==== Information provided ====
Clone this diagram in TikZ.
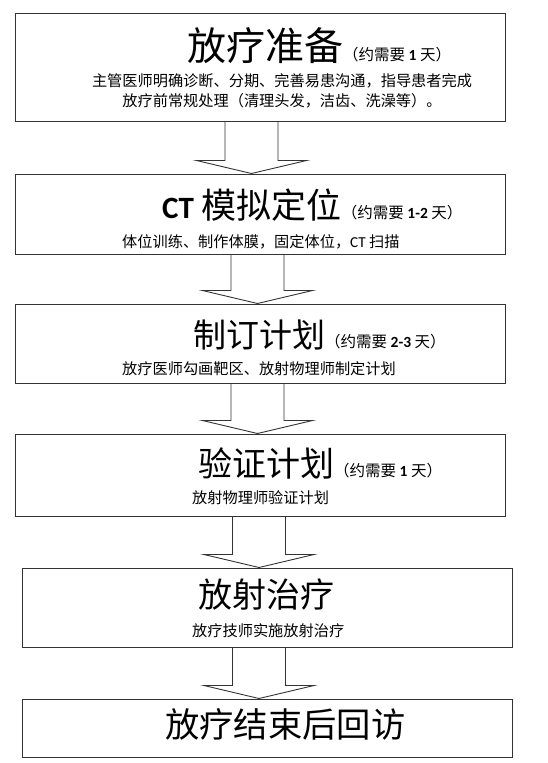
\documentclass[tikz,border=0pt]{standalone}
\usepackage{fontspec}
\setmainfont{Noto Sans CJK SC}
\newfontfamily\calib{Carlito}
\usetikzlibrary{positioning,calc}
\newcommand{\needdays}[1]{{\fontsize{15.5}{16}\selectfont （约需要 {\calib\bfseries #1} 天）}}

\begin{document}
\begin{tikzpicture}[x=1pt, y=-1pt,
	block/.style = { rectangle, draw=black!80, line width=1pt,
	minimum width=490pt, inner sep=0pt },
	head/.style = { anchor=base west, inner sep=0pt },
	note/.style = { anchor=base west, inner sep=0pt,
	font=\fontsize{15.2}{20}\selectfont },
	flow/.style = { draw=black!80, line width=0.9pt, line join=miter } ]

  \useasboundingbox (0,0) rectangle (547,763);

  \node [name=prep, block, minimum height=108pt] at (260,67) {};
  \node [name=ctsim, block, minimum height=80pt, below=52pt of prep] {};
  \node [name=plan, block, minimum height=79pt, below=49pt of ctsim] {};
  \node [name=verify, block, minimum height=82pt, below=50pt of plan] {};
  \node [name=treat, block, minimum height=79pt,
	below=51pt of verify, xshift=7pt] {};
  \node [name=followup, block, minimum height=58pt, below=51pt of treat] {};

  \node [name=preptitle, head, font=\fontsize{39}{39}\selectfont]
	at (187,60) { 放疗准备\needdays{1} };
  \node [name=prepnote, anchor=center, align=center, inner sep=0pt,
	font=\fontsize{15.2}{20}\selectfont] at (282,91.2)
	{ 主管医师明确诊断、分期、完善易患沟通，指导患者完成\\放疗前常规处理（清理头发，洁齿、洗澡等）。 };

  \node [name=cttitle, head, font=\fontsize{35}{35}\selectfont]
	at (162,218) { {\calib\bfseries\fontsize{31}{31}\selectfont CT} 模拟定位\needdays{1-2} };
  \node [name=ctnote, note] at (122,247) { 体位训练、制作体膜，固定体位，{\calib CT} 扫描 };

  \node [name=plantitle, head, font=\fontsize{33}{33}\selectfont]
	at (193,347) { 制订计划\needdays{2-3} };
  \node [name=plannote, note] at (122,374) { 放疗医师勾画靶区、放射物理师制定计划 };

  \node [name=verifytitle, head, font=\fontsize{34}{34}\selectfont]
	at (198,476) { 验证计划\needdays{1} };
  \node [name=verifynote, note] at (192,503) { 放射物理师验证计划 };

  \node [name=treattitle, head, font=\fontsize{34}{34}\selectfont]
	at (198,607) { 放射治疗 };
  \node [name=treatnote, note] at (192,636) { 放疗技师实施放射治疗 };

  \node [name=followuptitle, head, font=\fontsize{34.3}{34.3}\selectfont]
	at (165,737) { 放疗结束后回访 };

  % hollow arrows between the steps
  \foreach \a/\b/\dx in {prep/ctsim/-8.5, ctsim/plan/-2.5, plan/verify/-2.5,
	verify/treat/-1, treat/followup/-8} {
    \coordinate (top) at ($(\a.south)+(\dx,0)$);
    \coordinate (tip) at (top |- \b.north);
    \draw [flow] ($(top)+(-26.5,0)$) -- ($(tip)+(-26.5,-13)$)
	-- ($(tip)+(-55,-13)$) -- (tip) -- ($(tip)+(55,-13)$)
	-- ($(tip)+(26.5,-13)$) -- ($(top)+(26.5,0)$);
  }
\end{tikzpicture}
\end{document}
====
Word for word, quote the full listing, omitting every picture.

Result of the exercise
Clone this diagram in TikZ.
\documentclass[tikz,border=0pt]{standalone}
\usepackage{fontspec}
\setmainfont{Noto Sans CJK SC}
\newfontfamily\calib{Carlito}
\usetikzlibrary{positioning,calc}
\newcommand{\needdays}[1]{{\fontsize{15.5}{16}\selectfont （约需要 {\calib\bfseries #1} 天）}}

\begin{document}
\begin{tikzpicture}[x=1pt, y=-1pt,
	block/.style = { rectangle, draw=black!80, line width=1pt,
	minimum width=490pt, inner sep=0pt },
	head/.style = { anchor=base west, inner sep=0pt },
	note/.style = { anchor=base west, inner sep=0pt,
	font=\fontsize{15.2}{20}\selectfont },
	flow/.style = { draw=black!80, line width=0.9pt, line join=miter } ]

  \useasboundingbox (0,0) rectangle (547,763);

  \node [name=prep, block, minimum height=108pt] at (260,67) {};
  \node [name=ctsim, block, minimum height=80pt, below=52pt of prep] {};
  \node [name=plan, block, minimum height=79pt, below=49pt of ctsim] {};
  \node [name=verify, block, minimum height=82pt, below=50pt of plan] {};
  \node [name=treat, block, minimum height=79pt,
	below=51pt of verify, xshift=7pt] {};
  \node [name=followup, block, minimum height=58pt, below=51pt of treat] {};

  \node [name=preptitle, head, font=\fontsize{39}{39}\selectfont]
	at (187,60) { 放疗准备\needdays{1} };
  \node [name=prepnote, anchor=center, align=center, inner sep=0pt,
	font=\fontsize{15.2}{20}\selectfont] at (282,91.2)
	{ 主管医师明确诊断、分期、完善易患沟通，指导患者完成\\放疗前常规处理（清理头发，洁齿、洗澡等）。 };

  \node [name=cttitle, head, font=\fontsize{35}{35}\selectfont]
	at (162,218) { {\calib\bfseries\fontsize{31}{31}\selectfont CT} 模拟定位\needdays{1-2} };
  \node [name=ctnote, note] at (122,247) { 体位训练、制作体膜，固定体位，{\calib CT} 扫描 };

  \node [name=plantitle, head, font=\fontsize{33}{33}\selectfont]
	at (193,347) { 制订计划\needdays{2-3} };
  \node [name=plannote, note] at (122,374) { 放疗医师勾画靶区、放射物理师制定计划 };

  \node [name=verifytitle, head, font=\fontsize{34}{34}\selectfont]
	at (198,476) { 验证计划\needdays{1} };
  \node [name=verifynote, note] at (192,503) { 放射物理师验证计划 };

  \node [name=treattitle, head, font=\fontsize{34}{34}\selectfont]
	at (198,607) { 放射治疗 };
  \node [name=treatnote, note] at (192,636) { 放疗技师实施放射治疗 };

  \node [name=followuptitle, head, font=\fontsize{34.3}{34.3}\selectfont]
	at (165,737) { 放疗结束后回访 };

  % hollow arrows between the steps
  \foreach \a/\b/\dx in {prep/ctsim/-8.5, ctsim/plan/-2.5, plan/verify/-2.5,
	verify/treat/-1, treat/followup/-8} {
    \coordinate (top) at ($(\a.south)+(\dx,0)$);
    \coordinate (tip) at (top |- \b.north);
    \draw [flow] ($(top)+(-26.5,0)$) -- ($(tip)+(-26.5,-13)$)
	-- ($(tip)+(-55,-13)$) -- (tip) -- ($(tip)+(55,-13)$)
	-- ($(tip)+(26.5,-13)$) -- ($(top)+(26.5,0)$);
  }
\end{tikzpicture}
\end{document}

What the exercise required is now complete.